Cerberus is a hedge fund that typically invests in distressed companies (like Air Canada during CCAA), companies that institutional and most other investors won’t go near. Like it or not, Cerberus was the only investor willing to invest in ACE after Victor Lee walked, but at a substantially lower level of investment (DB made up the difference). Cerberus was only one of the three investors that provided capital while the company was in CCAA. An IPO offering also took place in 2005, after ACE exited CCAA, which provided ACE with an additional $800,000,000 in capital.

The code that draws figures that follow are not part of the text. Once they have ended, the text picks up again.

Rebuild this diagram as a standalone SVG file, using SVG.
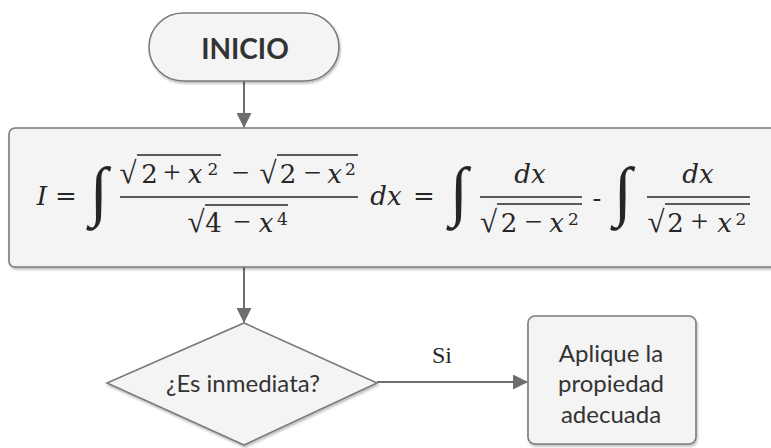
<svg xmlns="http://www.w3.org/2000/svg" width="771" height="448" viewBox="0 0 771 448">
<style>
.shape{fill:#f4f4f4;stroke:#7b7b7b;stroke-width:1.6}
.conn{fill:none;stroke:#6e6e6e;stroke-width:2}
.sans{font-family:Lato,"Open Sans","Liberation Sans",sans-serif;fill:#333333}
.m{font-family:"DejaVu Serif","Liberation Serif",serif;font-size:26px;fill:#262626;text-anchor:middle}
.i{font-style:italic}
.sup{font-size:17px}
.op{font-family:"Liberation Serif","DejaVu Serif",serif;font-size:31px}
.rad{font-family:"Liberation Serif","DejaVu Serif",serif;font-size:31px}
.int{font-family:"Liberation Serif","DejaVu Serif",serif;font-size:66px}
.bar{stroke:#262626;stroke-width:1.5}
</style>
<defs>
<marker id="arr" markerWidth="15" markerHeight="15" refX="14" refY="7.5" orient="auto" markerUnits="userSpaceOnUse" viewBox="0 0 15 15">
<path d="M0,0 L15,7.5 L0,15 Z" fill="#6e6e6e"/>
</marker>
<filter id="sh" x="-5%" y="-10%" width="110%" height="130%">
<feDropShadow dx="1" dy="2" stdDeviation="1.2" flood-color="#000" flood-opacity="0.25"/>
</filter>
</defs>

<g id="connectors">
<line class="conn" x1="244" y1="81" x2="244" y2="127" marker-end="url(#arr)"/>
<line class="conn" x1="244" y1="267" x2="244" y2="322" marker-end="url(#arr)"/>
<line class="conn" x1="377" y1="382" x2="527" y2="382" marker-end="url(#arr)"/>
<text x="442" y="363" font-family="Liberation Serif, serif" font-size="24" fill="#262626" text-anchor="middle">Si</text>
</g>

<g id="inicio">
<rect class="shape" filter="url(#sh)" x="149" y="13" width="190" height="68" rx="34"/>
<text class="sans" x="245" y="59" font-size="28" font-weight="bold" text-anchor="middle">INICIO</text>
</g>

<g id="formula">
<rect class="shape" filter="url(#sh)" x="9" y="128" width="775" height="139" rx="6"/>
<text class="m i" x="42" y="205">I</text>
<text class="m" x="66" y="205">=</text>
<text class="m int" x="99" y="213">∫</text>
<!-- numerator -->
<text class="m rad" x="128" y="183">√</text>
<line class="bar" x1="137" y1="155" x2="221" y2="155"/>
<text class="m" x="149.5" y="183">2</text>
<text class="m op" x="172" y="183">+</text>
<text class="m i" x="195" y="183">x</text>
<text class="m sup" x="213" y="175">2</text>
<text class="m op" x="240.5" y="183">−</text>
<text class="m rad" x="268" y="183">√</text>
<line class="bar" x1="277" y1="155" x2="358" y2="155"/>
<text class="m" x="288" y="183">2</text>
<text class="m op" x="312.5" y="183">−</text>
<text class="m i" x="334.5" y="183">x</text>
<text class="m sup" x="350.5" y="175">2</text>
<line class="bar" x1="120" y1="197" x2="358" y2="197"/>
<!-- denominator -->
<text class="m rad" x="196" y="232">√</text>
<line class="bar" x1="205" y1="205" x2="288" y2="205"/>
<text class="m" x="213.5" y="232">4</text>
<text class="m op" x="242" y="232">−</text>
<text class="m i" x="266" y="232">x</text>
<text class="m sup" x="282.5" y="225">4</text>
<text class="m i" x="386" y="205">dx</text>
<text class="m" x="424" y="205">=</text>
<text class="m int" x="459" y="213">∫</text>
<!-- fraction 1 -->
<text class="m i" x="530" y="183">dx</text>
<line class="bar" x1="480" y1="197" x2="582" y2="197"/>
<text class="m rad" x="488.5" y="232">√</text>
<line class="bar" x1="497" y1="204" x2="582" y2="204"/>
<text class="m" x="509" y="232">2</text>
<text class="m op" x="533.5" y="232">−</text>
<text class="m i" x="556.5" y="232">x</text>
<text class="m sup" x="573.5" y="225">2</text>
<text class="m" x="597" y="207" font-size="29">-</text>
<text class="m int" x="623" y="213">∫</text>
<!-- fraction 2 -->
<text class="m i" x="698" y="183">dx</text>
<line class="bar" x1="647" y1="197" x2="750" y2="197"/>
<text class="m rad" x="656" y="232">√</text>
<line class="bar" x1="665" y1="204" x2="750" y2="204"/>
<text class="m" x="675.5" y="232">2</text>
<text class="m op" x="699.5" y="232">+</text>
<text class="m i" x="724.5" y="232">x</text>
<text class="m sup" x="741" y="225">2</text>
</g>

<g id="decision">
<polygon class="shape" filter="url(#sh)" points="244,323 377,383 244,445 107,383"/>
<text class="sans" x="243" y="392" font-size="24" text-anchor="middle">¿Es inmediata?</text>
</g>

<g id="aplique">
<rect class="shape" filter="url(#sh)" x="528" y="316" width="168" height="128" rx="7"/>
<text class="sans" font-size="24" text-anchor="middle"><tspan x="611" y="362">Aplique la</tspan><tspan x="611" y="392">propiedad</tspan><tspan x="611" y="423">adecuada</tspan></text>
</g>
</svg>
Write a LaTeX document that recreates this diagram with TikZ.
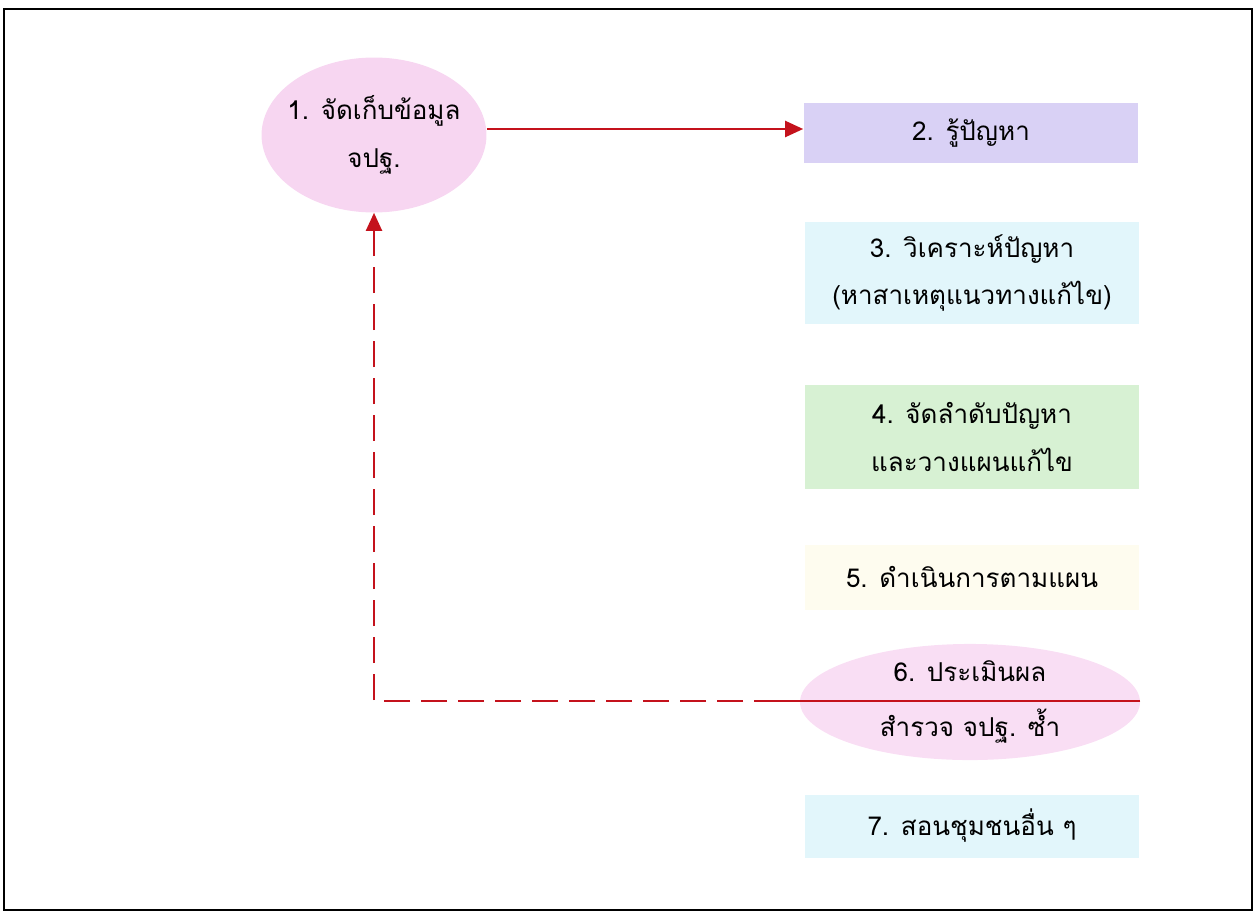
\documentclass[tikz,border=0pt]{standalone}
\usepackage{fontspec}
\usepackage{tikz}
\usetikzlibrary{arrows.meta,shapes.geometric}
\newfontfamily\thaifont[Script=Thai]{Loma}
\definecolor{linkred}{HTML}{C4121C}
\definecolor{lavender}{HTML}{D9D1F5}
\definecolor{palecyan}{HTML}{E2F6FB}
\definecolor{palegreen}{HTML}{D7F1D3}
\definecolor{paleyellow}{HTML}{FEFCEF}
\definecolor{palepink}{HTML}{F7D6F1}

\begin{document}
\begin{tikzpicture}[x=0.02cm, y=-0.02cm,
      stage/.style={font=\thaifont\fontsize{14.8}{27}\selectfont, align=center,
                    minimum width=6.7cm, inner sep=0pt},
      blob/.style={ellipse, font=\thaifont\fontsize{14.8}{27}\selectfont,
                   align=center, inner sep=0pt},
      link/.style={-{Triangle[length=3.6mm, width=3.2mm]}, line width=1.2pt,
                   draw=linkred},
      back/.style={line width=1.2pt, draw=linkred},
    ]
    \useasboundingbox (0,0) rectangle (1257,913);
    \draw[line width=1.4pt] (4,9) rectangle (1252,910);

    % Stages
    \node[blob, fill=palepink, minimum width=4.5cm, minimum height=3.1cm,
          inner xsep=-5pt]
      (collect) at (374,135) {1. จัดเก็บข้อมูล\\จปฐ.};
    \node[stage, fill=lavender, minimum height=1.2cm]
      (know) at (971,133) {2. รู้ปัญหา};
    \node[stage, fill=palecyan, minimum height=2.06cm]
      (analyse) at (972,273) {3. วิเคราะห์ปัญหา\\(หาสาเหตุแนวทางแก้ไข)};
    \node[stage, fill=palegreen, minimum height=2.1cm]
      (plan) at (972,437) {4. จัดลำดับปัญหา\\และวางแผนแก้ไข};
    \node[stage, fill=paleyellow, minimum height=1.3cm]
      (act) at (972,577) {5. ดำเนินการตามแผน};
    \node[blob, fill=palepink!80, minimum width=6.8cm, minimum height=2.1cm,
          font=\thaifont\fontsize{14.8}{31}\selectfont]
      (assess) at (970,702) {6. ประเมินผล\\สำรวจ จปฐ. ซ้ำ};
    \node[stage, fill=palecyan, minimum height=1.26cm]
      (teach) at (972,826) {7. สอนชุมชนอื่น ๆ};

    % Connectors
    \draw[link] (collect.east |- 0,129) -- (know.west |- 0,129);
    \coordinate (turn) at (780,701);
    \draw[back] (assess.east |- 0,701) -- (turn);
    \draw[back, dash pattern=on 0.52cm off 0.22cm, -{Triangle[length=3.6mm, width=3.2mm]}]
      (turn) -| (collect.south);
  \end{tikzpicture}
\end{document}
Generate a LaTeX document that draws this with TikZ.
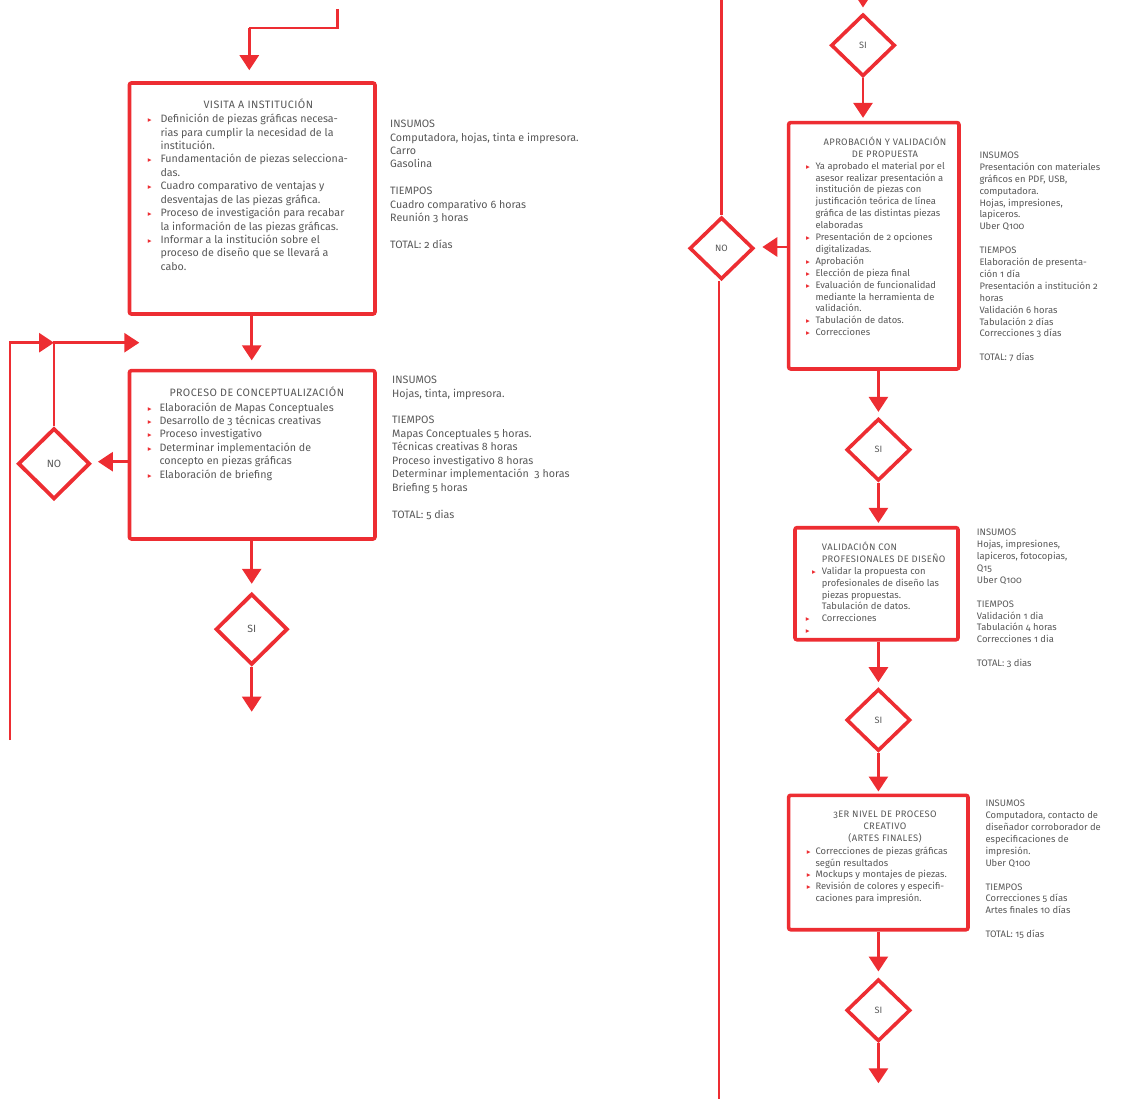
\documentclass[tikz,border=0pt]{standalone}
\usepackage{fontspec}
\setmainfont{Fira Sans}[Numbers=OldStyle]
\newfontfamily\symf{DejaVu Sans}
\newfontfamily\capsf{Fira Sans}[Numbers=OldStyle,LetterSpace=4]
\usetikzlibrary{arrows.meta,shapes.geometric}
\definecolor{accent}{RGB}{237,45,50}
\definecolor{txt}{RGB}{88,88,88}
\newlength\bw
\newcommand\bul{{\symf\fontsize{7.5}{7.5}\selectfont\textcolor{accent}{\char"25B8}}}
\newcommand\B{\makebox[\bw][l]{\bul}}
\newcommand\I{\hspace*{\bw}}
\tikzset{
  procbox/.style={draw=accent, line width=3.6pt, rounded corners=2pt, inner sep=0pt},
  decL/.style={diamond, draw=accent, line width=3.8pt, inner sep=0pt, minimum width=72pt, minimum height=71pt, text=txt, font=\fontsize{10.5}{11}\selectfont},
  decR/.style={diamond, draw=accent, line width=3.6pt, inner sep=0pt, minimum width=64pt, minimum height=62pt, text=txt, font=\fontsize{9.2}{10}\selectfont},
  conn/.style={draw=accent, line width=2.8pt},
  arr/.style={conn, -{Triangle[width=19pt,length=15pt]}},
  bigtxt/.style={inner sep=0pt, text=txt, font=\fontsize{10.7}{13.43}\selectfont},
  smalltxt/.style={inner sep=0pt, text=txt, font=\fontsize{9.4}{11.9}\selectfont},
  bigcap/.style={inner sep=0pt, text=txt, font=\capsf\fontsize{10.7}{13.43}\selectfont},
  smallcap/.style={inner sep=0pt, text=txt, font=\capsf\fontsize{9.4}{11.9}\selectfont},
}
\begin{document}
\begin{tikzpicture}[x=1pt,y=-1pt]
\useasboundingbox (0,0) rectangle (1145,1099);

% ---------------- left column ----------------
\node[procbox, minimum width=245.5pt, minimum height=231pt] (b1) at (252.2,198.5) {};
\node[procbox, minimum width=245.5pt, minimum height=168.3pt] (b2) at (252.2,454.8) {};
\node[decL] (no1) at (54,463.7) {NO};
\node[decL] (si1) at (251.7,629.2) {SI};

\coordinate (s0) at (337.3,9);
\coordinate (s1) at (337.3,28);
\coordinate (k1) at (249.3,28);
\coordinate (e1) at (251.7,711.7);
\coordinate (t1) at (139.3,342.7);
\coordinate (l0) at (10,740);

\draw[conn] (s0) -- (s1) -- (k1);
\draw[arr, shorten >=11pt] (k1) -- (k1 |- b1.north);
\draw[arr, shorten >=8.5pt] (b1.south -| si1) -- (b2.north -| si1);
\draw[arr, shorten >=8pt] (b2.south -| si1) -- (si1.north);
\draw[arr] (si1.south) -- (e1);
\draw[arr, shorten >=6pt] (b2.west |- 0,461.7) -- (no1.east |- 0,461.7);
\draw[arr] (no1.north) |- (t1);
\draw[arr] (l0) |- (no1.north |- t1);

% box 1 text
\node[bigcap, anchor=base] (b1t) at (258.3,108.5) {VISITA A INSTITUCIÓN};
\node[bigtxt, anchor=north west] (b1l) at (147.7,113.1) {\setlength\bw{12.6pt}\begin{tabular}{@{}l@{}}
\B Definición de piezas gráficas necesa-\\
\I rias para cumplir la necesidad de la\\
\I institución.\\
\B Fundamentación de piezas selecciona-\\
\I das.\\
\B Cuadro comparativo de ventajas y\\
\I desventajas de las piezas gráfica.\\
\B Proceso de investigación para recabar\\
\I la información de las piezas gráficas.\\
\B Informar a la institución sobre el\\
\I proceso de diseño que se llevará a\\
\I cabo.
\end{tabular}};
\node[bigtxt, anchor=north west] (s1t) at (390,118.1) {\begin{tabular}{@{}l@{}}
INSUMOS\\
Computadora, hojas, tinta e impresora.\\
Carro\\
Gasolina\\
{}\\
TIEMPOS\\
Cuadro comparativo 6 horas\\
Reunión 3 horas\\
{}\\
TOTAL: 2 días
\end{tabular}};

% box 2 text
\node[bigcap, anchor=base] (b2t) at (256.8,396.8) {PROCESO DE CONCEPTUALIZACIÓN};
\node[bigtxt, anchor=north west] (b2l) at (147.7,401.4) {\setlength\bw{11.6pt}\begin{tabular}{@{}l@{}}
\B Elaboración de Mapas Conceptuales\\
\B Desarrollo de 3 técnicas creativas\\
\B Proceso investigativo\\
\B Determinar implementación de\\
\I concepto en piezas gráficas\\
\B Elaboración de briefing
\end{tabular}};
\node[bigtxt, anchor=north west] (s2t) at (392,374.1) {\begin{tabular}{@{}l@{}}
INSUMOS\\
Hojas, tinta, impresora.\\
{}\\
TIEMPOS\\
Mapas Conceptuales 5 horas.\\
Técnicas creativas 8 horas\\
Proceso investigativo 8 horas\\
Determinar implementación\ \ 3 horas\\
Briefing 5 horas\\
{}\\
TOTAL: 5 dias
\end{tabular}};

% ---------------- right column ----------------
\node[decR] (sir1) at (863,45.3) {SI};
\node[procbox, minimum width=170.3pt, minimum height=246.3pt] (b3) at (873.8,245.8) {};
\node[decR] (nor) at (721.5,248.3) {NO};
\node[decR] (sir2) at (878.4,449.7) {SI};
\node[procbox, minimum width=163pt, minimum height=112pt] (b4) at (876.5,583.7) {};
\node[decR] (sir3) at (878.4,720) {SI};
\node[procbox, minimum width=179.3pt, minimum height=134.4pt] (b5) at (878.3,862.5) {};
\node[decR] (sir4) at (878.4,1010.3) {SI};

\coordinate (r0) at (863,0);
\coordinate (rt) at (721.5,0);
\coordinate (rb) at (719,1099);
\coordinate (e2) at (878.4,1083.3);

\draw[arr, shorten >=5pt] (r0) -- (sir1.north);
\draw[arr, shorten >=3pt] (sir1.south) -- (sir1.south |- b3.north);
\draw[arr, shorten >=5pt] (b3.south -| sir2.north) -- (sir2.north);
\draw[arr, shorten >=3pt] (sir2.south) -- (sir2.south |- b4.north);
\draw[arr, shorten >=5pt] (b4.south -| sir3.north) -- (sir3.north);
\draw[arr, shorten >=2pt] (sir3.south) -- (sir3.south |- b5.north);
\draw[arr, shorten >=6pt] (b5.south -| sir4.north) -- (sir4.north);
\draw[arr] (sir4.south) -- (e2);
\draw[arr, shorten >=7pt] (b3.west |- 0,247) -- (nor.east |- 0,247);
\draw[conn] (rt) -- (nor.north);
\draw[conn] (nor.south -| rb) -- (rb);

% box 3 text
\node[smallcap, anchor=north] (b3t) at (885,136.6) {\begin{tabular}{@{}c@{}}APROBACIÓN Y VALIDACIÓN\\DE PROPUESTA\end{tabular}};
\node[smalltxt, anchor=north west] (b3l) at (806,160.6) {\setlength\bw{9.3pt}\begin{tabular}{@{}l@{}}
\B Ya aprobado el material por el\\
\I asesor realizar presentación a\\
\I institución de piezas con\\
\I justificación teórica de línea\\
\I gráfica de las distintas piezas\\
\I elaboradas\\
\B Presentación de 2 opciones\\
\I digitalizadas.\\
\B Aprobación\\
\B Elección de pieza final\\
\B Evaluación de funcionalidad\\
\I mediante la herramienta de\\
\I validación.\\
\B Tabulación de datos.\\
\B Correcciones
\end{tabular}};
\node[smalltxt, anchor=north west] (s3t) at (979.3,149.9) {\begin{tabular}{@{}l@{}}
INSUMOS\\
Presentación con materiales\\
gráficos en PDF, USB,\\
computadora.\\
Hojas, impresiones,\\
lapiceros.\\
Uber Q100\\
{}\\
TIEMPOS\\
Elaboración de presenta-\\
ción 1 día\\
Presentación a institución 2\\
horas\\
Validación 6 horas\\
Tabulación 2 días\\
Correcciones 3 días\\
{}\\
TOTAL: 7 días
\end{tabular}};

% box 4 text
\node[smalltxt, anchor=north west] (b4l) at (805.7,541.6) {\setlength\bw{16pt}\begin{tabular}{@{}l@{}}
\I {\capsf VALIDACIÓN CON}\\
\I {\capsf PROFESIONALES DE DISEÑO}\\
\makebox[\bw][l]{\hspace*{6.3pt}\bul}Validar la propuesta con\\
\I profesionales de diseño las\\
\I piezas propuestas.\\
\I Tabulación de datos.\\
\B Correcciones\\
\B
\end{tabular}};
\node[smalltxt, anchor=north west] (s4t) at (976.7,527.2) {\begin{tabular}{@{}l@{}}
INSUMOS\\
Hojas, impresiones,\\
lapiceros, fotocopias,\\
Q15\\
Uber Q100\\
{}\\
TIEMPOS\\
Validación 1 dia\\
Tabulación 4 horas\\
Correcciones 1 dia\\
{}\\
TOTAL: 3 dias
\end{tabular}};

% box 5 text
\node[smallcap, anchor=north] (b5t) at (885,809.2) {\begin{tabular}{@{}c@{}}3ER NIVEL DE PROCESO\\CREATIVO\\(ARTES FINALES)\end{tabular}};
\node[smalltxt, anchor=north west] (b5l) at (806.7,845.6) {\setlength\bw{8.6pt}\begin{tabular}{@{}l@{}}
\B Correcciones de piezas gráficas\\
\I según resultados\\
\B Mockups y montajes de piezas.\\
\B Revisión de colores y especifi-\\
\I caciones para impresión.
\end{tabular}};
\node[smalltxt, anchor=north west] (s5t) at (985.3,798.2) {\begin{tabular}{@{}l@{}}
INSUMOS\\
Computadora, contacto de\\
diseñador corroborador de\\
especificaciones de\\
impresión.\\
Uber Q100\\
{}\\
TIEMPOS\\
Correcciones 5 días\\
Artes finales 10 días\\
{}\\
TOTAL: 15 días
\end{tabular}};
\end{tikzpicture}
\end{document}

The $2 billion reduction in capital that was returned to ALL ACE shareholders (not just Cerberus) should be seen in the context of the following ACE capital fundraising: The $1.1 billion raised in Sept 2004; the public offering of $800,000,000 completed in April 2005; and a $152 million gain on the sale of US airways. No money left ACE in the payout. ACE shareholders were given shares in Jazz and Aeroplan, which they (not Air Canada) now owned. This was ACE’s way of unlocking value in the enterprise, and compensating the original creditors for agreeing to sign onto the plan of arrangement, and new investors for investing their capital in a high risk venture, as agreed to during CCAA.